The Current Sauce • KNWD

Purple Media Network

The Official Student Media of Northwestern State University of Louisiana

Purple Media Network

Purple Media Network


Students adjust to online classes

Students adjust to online classes

Leanna Coy

News Editor

Beginning March 19, Northwestern State University transitioned classes to an online format in response to COVID-19. Now, over two weeks since the transition, students are still adjusting to having their classes online. 

Mikayla Deloach, junior, said the workload in her engineering classes has felt worse since transitioning online. 

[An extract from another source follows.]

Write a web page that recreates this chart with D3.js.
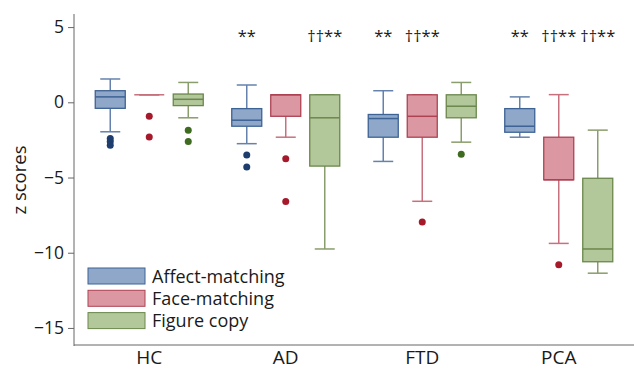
<!DOCTYPE html>
<html>
<head>
<meta charset="utf-8">
<script src="https://cdn.jsdelivr.net/npm/d3@7"></script>
<style>
  body { margin: 0; background: #fff; }
  svg text { font-family: "Open Sans", "Noto Sans", sans-serif; fill: #1a1a1a; }
</style>
</head>
<body>
<div class="canvas"></div>
<script>
const groups = ["HC", "AD", "FTD", "PCA"];
const tasks = ["Affect-matching", "Face-matching", "Figure copy"];

// [low whisker, q1, median, q3, high whisker] per group
const affectStats = [
  [-1.96, -0.4, 0.36, 0.77, 1.55],
  [-2.75, -1.59, -1.19, -0.42, 1.15],
  [-3.93, -2.32, -1.08, -0.81, 0.77],
  [-2.32, -1.99, -1.59, -0.42, 0.36]
];
const faceStats = [
  [0.5, 0.5, 0.5, 0.5, 0.5],
  [-2.32, -0.93, 0.5, 0.5, 0.5],
  [-6.58, -2.32, -0.93, 0.5, 0.5],
  [-9.38, -5.15, -5.15, -2.32, 0.51]
];
const figureStats = [
  [-1.03, -0.22, 0.2, 0.55, 1.32],
  [-9.75, -4.24, -1.03, 0.5, 0.5],
  [-2.65, -1.03, -0.26, 0.5, 1.32],
  [-11.36, -10.6, -9.75, -5.05, -1.85]
];

const affectOutliers = [[-2.4, -2.6, -2.85], [-3.5, -4.3], [], []];
const faceOutliers = [[-0.93, -2.3], [-3.75, -6.6], [-7.95], [-10.8]];
const figureOutliers = [[-1.85, -2.6], [], [-3.45], []];

const affectMarks = ["", "**", "**", "**"];
const faceMarks = ["", "", "††**", "††**"];
const figureMarks = ["", "††**", "", "††**"];

const yTicks = [5, 0, -5, -10, -15];

const styles = [
  { fill: "#8fa8c9", stroke: "#3d6294", whisker: "#6482ad", dot: "#1d3d6e" },
  { fill: "#dc98a2", stroke: "#ad4253", whisker: "#c7717e", dot: "#a5192b" },
  { fill: "#b2c79a", stroke: "#6b874c", whisker: "#8a9d6c", dot: "#3e6b1f" }
];

const width = 634;
const height = 371;

const svg = d3
  .select(".canvas")
  .append("svg")
  .attr("width", width)
  .attr("height", height);

const y = d3.scaleLinear().domain([-16.2, 5.87]).range([346, 14]);
const x = d3.scaleBand().domain(groups).range([81, 627]);
const inner = d3.scaleBand().domain(tasks).range([-58.5, 58.5]);
const boxWidth = 30;
const capWidth = 20;

// y axis
const yAxis = svg
  .append("g")
  .attr("transform", "translate(74,0)")
  .call(d3.axisLeft(y).tickValues(yTicks).tickSize(6).tickPadding(4)
    .tickFormat((d) => d3.format("")(d).replace("-", "\u2212")));
yAxis.select(".domain").attr("stroke", "#666").attr("d", "M0,14V346");
yAxis.selectAll(".tick line").attr("stroke", "#666");
yAxis.selectAll(".tick text").style("font-size", "17.5px").attr("fill", "#1a1a1a");

// x axis
const xAxis = svg
  .append("g")
  .attr("transform", "translate(0,345)")
  .call(d3.axisBottom(x).tickSize(0).tickPadding(5));
xAxis.select(".domain").attr("stroke", "#666").attr("d", "M74,0H634");
xAxis.selectAll(".tick text").style("font-size", "19px").attr("fill", "#1a1a1a");

svg
  .append("text")
  .attr("transform", "translate(26,180) rotate(-90)")
  .attr("text-anchor", "middle")
  .style("font-size", "18.5px")
  .text("z scores");

const allStats = [affectStats, faceStats, figureStats];
const allOutliers = [affectOutliers, faceOutliers, figureOutliers];
const allMarks = [affectMarks, faceMarks, figureMarks];

tasks.forEach((task, t) => {
  const st = styles[t];
  const items = groups.map((g, i) => ({
    group: g,
    stats: allStats[t][i],
    outliers: allOutliers[t][i],
    mark: allMarks[t][i],
    cx: x(g) + x.bandwidth() / 2 + inner(task) + inner.bandwidth() / 2
  }));

  const box = svg
    .append("g")
    .attr("class", "task")
    .selectAll("g")
    .data(items)
    .enter()
    .append("g");

  // whiskers
  box
    .append("line")
    .attr("x1", (d) => d.cx)
    .attr("x2", (d) => d.cx)
    .attr("y1", (d) => y(d.stats[4]))
    .attr("y2", (d) => y(d.stats[3]))
    .attr("stroke", st.whisker)
    .attr("stroke-width", 1.5);
  box
    .append("line")
    .attr("x1", (d) => d.cx)
    .attr("x2", (d) => d.cx)
    .attr("y1", (d) => y(d.stats[1]))
    .attr("y2", (d) => y(d.stats[0]))
    .attr("stroke", st.whisker)
    .attr("stroke-width", 1.5);
  [0, 4].forEach((k) => {
    box
      .append("line")
      .attr("x1", (d) => d.cx - capWidth / 2)
      .attr("x2", (d) => d.cx + capWidth / 2)
      .attr("y1", (d) => y(d.stats[k]))
      .attr("y2", (d) => y(d.stats[k]))
      .attr("stroke", st.whisker)
      .attr("stroke-width", 1.5);
  });

  box
    .append("rect")
    .attr("x", (d) => d.cx - boxWidth / 2)
    .attr("y", (d) => y(d.stats[3]))
    .attr("width", boxWidth)
    .attr("height", (d) => y(d.stats[1]) - y(d.stats[3]))
    .attr("fill", st.fill)
    .attr("stroke", st.stroke)
    .attr("stroke-width", (d) => (d.stats[1] === d.stats[3] ? 1.5 : 1.3));

  box
    .append("line")
    .attr("x1", (d) => d.cx - boxWidth / 2)
    .attr("x2", (d) => d.cx + boxWidth / 2)
    .attr("y1", (d) => y(d.stats[2]))
    .attr("y2", (d) => y(d.stats[2]))
    .attr("stroke", (d) => (d.stats[1] === d.stats[3] ? st.whisker : st.stroke))
    .attr("stroke-width", 1.5);

  box
    .selectAll("circle")
    .data((d) => d.outliers.map((v) => ({ v, cx: d.cx })))
    .enter()
    .append("circle")
    .attr("cx", (d) => d.cx)
    .attr("cy", (d) => y(d.v))
    .attr("r", 3.5)
    .attr("fill", st.dot);

  box
    .append("text")
    .attr("x", (d) => d.cx)
    .attr("y", 42)
    .attr("text-anchor", "middle")
    .style("font-size", "16.5px")
    .text((d) => d.mark);
});

// legend
const legend = svg
  .append("g")
  .selectAll("g")
  .data(tasks)
  .enter()
  .append("g")
  .attr("transform", (task, index) => `translate(88,${268 + index * 22.3})`);

legend
  .append("rect")
  .attr("width", 57)
  .attr("height", 16)
  .attr("fill", (task, index) => styles[index].fill)
  .attr("stroke", (task, index) => styles[index].stroke);

legend
  .append("text")
  .text((task) => task)
  .attr("x", 64)
  .attr("y", 14.5)
  .style("font-size", "18px");
</script>
</body>
</html>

“It doesn’t feel like I’m in school, so it makes it harder to keep up with classwork and deadlines,” Deloach said. 

Many classes have utilized Cisco Webex and Zoom Video Communications to try to ease the transition. Deloach said Cisco Webex has helped, but it is still hard to see the work her professors put on the board, making it more difficult to learn the material. 

“My classes have added more work, and the tests that we took in class are different than the ones we are taking online,” Deloach said. 

Sarruf Monroy, senior, said most of his classes used to be face-to-face, so he was used to the professors being able to go into detail about certain topics. 

“As a music major, some of my assignments are harder than the others because it is not the same as being in a real classroom where you can ask something if you don’t understand,” Monroy said. 

Although he said he has not had to deal with internet problems himself, Monroy said he knows some professors have. 

“My flute professor is giving us lessons through Zoom, Webex and Facebook messenger, and she had to switch from her iPad to her computer because she was having trouble with the internet,” Monroy said. 

Although there are plenty of students that have taken online classes in the past, many of them have never had all their classes online at the same time. 

Dawson Ferguson, junior, said he felt like he could handle a few online classes but didn’t want them all to be online. 

“Not only is it hard because it’s a new way of learning, but people are trying to focus on their families and loved ones with this pandemic going on,” Ferguson said. “It has definitely made it more difficult to try and keep up.”